Williams and the other Black women who cover sports unfortunately understand all too well the disrespect that Black, Brown, AAPI, LGBTQIA+, Native American and White women allies receive. While the landscape of sports coverage is slowly, but surely, changing (and for the better), the sports realm is for the most part male dominant. Mostly still white male dominant. But, if anything, allow these words to be a counter to the mess uncovered via that Next group chat.
You belong.
It is somewhat tiring that we still have to defend the rightful place of Black, Brown, AAPI, LGBTQIA+, Native American and White women allies within the sports space in the year 2023. But we will continue to defend them as long as it takes.
And why will we continue to defend them? Not only because it is the right thing to do as they are human being when all is said and done. But we will continue to defend them because of the immeasurable value they bring to sports coverage as a whole.
They are the ones that bring a different perspective to sports than the tired old tropes we have been subjected to since the days before ESPN was established.
They are the ones that intersect sports with pop culture and understand that sports are merely one cog of society at large. They are the ones that refuse to “stick to sports” because they make other folks rightfully uncomfortable because those haters have to look the fallacies of their own cultures in the mirrors.
They bring their personalities, their backgrounds and their excellence with them every day they are on the job and are unapologetic about it.

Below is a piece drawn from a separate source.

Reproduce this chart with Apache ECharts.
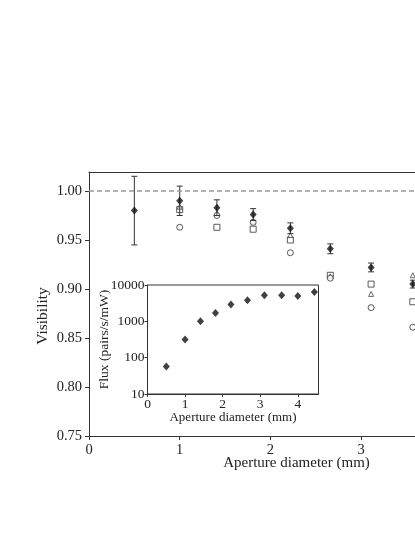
<!DOCTYPE html>
<html>
<head>
<meta charset="utf-8">
<script src="https://cdn.jsdelivr.net/npm/echarts@6/dist/echarts.min.js"></script>
<style>html,body{margin:0;padding:0;background:#fff;}#c{width:415px;height:537px;}</style>
</head>
<body>
<div id="c"></div>
<script>
// Aperture diameters (mm)
var aperture = [0.5, 1.0, 1.41, 1.81, 2.22, 2.66, 3.11, 3.57];
// Visibility series (filled diamonds with error bars)
var visDiamond = [0.980, 0.990, 0.983, 0.976, 0.962, 0.941, 0.922, 0.905];
var visDiamondErr = [0.035, 0.015, 0.008, 0.006, 0.0055, 0.005, 0.0045, 0.004];
// Open markers (no value at 0.5 mm)
var visSquare = [null, 0.981, 0.963, 0.961, 0.950, 0.914, 0.905, 0.887];
var visTriangle = [null, 0.984, 0.977, 0.969, 0.955, 0.913, 0.895, 0.914];
var visCircle = [null, 0.963, 0.975, 0.968, 0.937, 0.911, 0.881, 0.861];
// Inset: flux vs aperture
var fluxAperture = [0.5, 1.0, 1.41, 1.81, 2.22, 2.66, 3.11, 3.57, 4.0, 4.44];
var flux = [57, 316, 1000, 1700, 2900, 3800, 5200, 5200, 4950, 6400];
// Tick settings
var visTicks = [0.75, 0.80, 0.85, 0.90, 0.95, 1.00];
var fluxTicks = [10, 100, 1000, 10000];

function pairs(xs, ys) {
  var out = [];
  for (var i = 0; i < xs.length; i++) if (ys[i] !== null) out.push([xs[i], ys[i]]);
  return out;
}
var errData = aperture.map(function (x, i) {
  return [x, visDiamond[i] - visDiamondErr[i], visDiamond[i] + visDiamondErr[i]];
});

var font = 'Liberation Serif, Times New Roman, serif';
var ink = '#222';

var chart = echarts.init(document.getElementById('c'), null, {renderer: 'canvas'});
chart.setOption({
  backgroundColor: '#fff',
  animation: false,
  textStyle: {fontFamily: font},
  grid: [
    {left: 89, top: 172, right: 0, height: 264, show: false},
    {left: 147.5, top: 285, width: 171, height: 109, show: true, borderColor: '#333', borderWidth: 1, backgroundColor: '#fff', z: 10}
  ],
  xAxis: [
    {
      gridIndex: 0, type: 'value', min: 0, max: 3.594, interval: 1,
      name: 'Aperture diameter (mm)', nameLocation: 'middle', nameGap: 20, nameMoveOverlap: false,
      nameTextStyle: {fontFamily: font, fontSize: 15, color: ink, padding: [0, 0, 0, 89]},
      axisLine: {show: true, onZero: false, lineStyle: {color: '#333'}},
      axisTick: {show: true, length: 4, lineStyle: {color: '#333'}},
      axisLabel: {fontFamily: font, fontSize: 14.5, color: ink, margin: 7, showMaxLabel: false},
      splitLine: {show: false}
    },
    {
      gridIndex: 1, type: 'value', min: 0, max: 4.55, interval: 1,
      name: 'Aperture diameter (mm)', nameLocation: 'middle', nameGap: 17, nameMoveOverlap: false,
      nameTextStyle: {fontFamily: font, fontSize: 13, color: ink},
      axisLine: {show: true, onZero: false, lineStyle: {color: '#333'}},
      axisTick: {show: true, length: 3, lineStyle: {color: '#333'}},
      axisLabel: {fontFamily: font, fontSize: 13.5, color: ink, margin: 3, showMaxLabel: false},
      splitLine: {show: false}, z: 10
    },
    {
      gridIndex: 0, type: 'value', position: 'top', min: 0, max: 3.594,
      axisLine: {show: true, onZero: false, lineStyle: {color: '#333'}},
      axisTick: {show: false}, axisLabel: {show: false}, splitLine: {show: false}
    }
  ],
  yAxis: [
    {
      gridIndex: 0, type: 'value', min: 0.75, max: 1.0194, interval: 0.05,
      name: 'Visibility', nameLocation: 'middle', nameGap: 38, nameRotate: 90, nameMoveOverlap: false,
      nameTextStyle: {fontFamily: font, fontSize: 15.5, color: ink, padding: [0, 24, 0, 0]},
      axisLine: {show: true, lineStyle: {color: '#333'}},
      axisTick: {show: true, length: 4, lineStyle: {color: '#333'}},
      axisLabel: {fontFamily: font, fontSize: 14.5, color: ink, margin: 7, showMaxLabel: false,
        formatter: function (v) { return visTicks.indexOf(Math.round(v * 100) / 100) >= 0 ? v.toFixed(2) : ''; }},
      splitLine: {show: false}
    },
    {
      gridIndex: 1, type: 'log', logBase: 10, min: fluxTicks[0], max: fluxTicks[fluxTicks.length - 1],
      name: 'Flux (pairs/s/mW)', nameLocation: 'middle', nameGap: 36, nameRotate: 90, nameMoveOverlap: false,
      nameTextStyle: {fontFamily: font, fontSize: 13.5, color: ink},
      axisLine: {show: true, lineStyle: {color: '#333'}},
      axisTick: {show: true, length: 3, lineStyle: {color: '#333'}},
      axisLabel: {fontFamily: font, fontSize: 13.5, color: ink, margin: 3,
        formatter: function (v) { return String(Math.round(v)); }},
      minorTick: {show: false},
      splitLine: {show: false}, z: 10
    }
  ],
  series: [
    {
      type: 'line', xAxisIndex: 0, yAxisIndex: 0, data: [], silent: true,
      markLine: {
        silent: true, symbol: 'none', label: {show: false},
        lineStyle: {color: '#999', type: [5, 3], width: 1.5},
        data: [{yAxis: 1.0}]
      }
    },
    {
      type: 'custom', xAxisIndex: 0, yAxisIndex: 0, data: errData, z: 3,
      renderItem: function (params, api) {
        var x = api.value(0);
        var lo = api.coord([x, api.value(1)]);
        var hi = api.coord([x, api.value(2)]);
        var w = 3;
        var st = {stroke: '#333', lineWidth: 1};
        return {type: 'group', children: [
          {type: 'line', shape: {x1: lo[0], y1: lo[1], x2: hi[0], y2: hi[1]}, style: st},
          {type: 'line', shape: {x1: lo[0] - w, y1: lo[1], x2: lo[0] + w, y2: lo[1]}, style: st},
          {type: 'line', shape: {x1: hi[0] - w, y1: hi[1], x2: hi[0] + w, y2: hi[1]}, style: st}
        ]};
      }
    },
    {
      type: 'scatter', xAxisIndex: 0, yAxisIndex: 0, data: pairs(aperture, visSquare),
      symbol: 'rect', symbolSize: 6,
      itemStyle: {color: '#fff', borderColor: '#333', borderWidth: 1}, z: 2
    },
    {
      type: 'scatter', xAxisIndex: 0, yAxisIndex: 0, data: pairs(aperture, visTriangle),
      symbol: 'triangle', symbolSize: 5,
      itemStyle: {color: '#fff', borderColor: '#444', borderWidth: 1}, z: 2
    },
    {
      type: 'scatter', xAxisIndex: 0, yAxisIndex: 0, data: pairs(aperture, visCircle),
      symbol: 'circle', symbolSize: 6,
      itemStyle: {color: '#fff', borderColor: '#333', borderWidth: 1}, z: 2
    },
    {
      type: 'scatter', xAxisIndex: 0, yAxisIndex: 0, data: pairs(aperture, visDiamond),
      symbol: 'diamond', symbolSize: [7, 8],
      itemStyle: {color: '#111'}, z: 4
    },
    {
      type: 'scatter', xAxisIndex: 1, yAxisIndex: 1, data: pairs(fluxAperture, flux),
      symbol: 'diamond', symbolSize: [7, 8],
      itemStyle: {color: '#111'}, z: 12
    }
  ]
});
</script>
</body>
</html>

They understand the struggles of having to be twice as good as their white male counterparts in America – and go above and beyond even being twice as good.
And yes…they are also doing so much of the work that drives sports coverage as a whole.
One of those screenshotted posts from that Next group chat “F off Khristina.” We say “Show off Khristina … all of the flowers you and other Black women have earned for being the backbone of the WNBA’s press corps.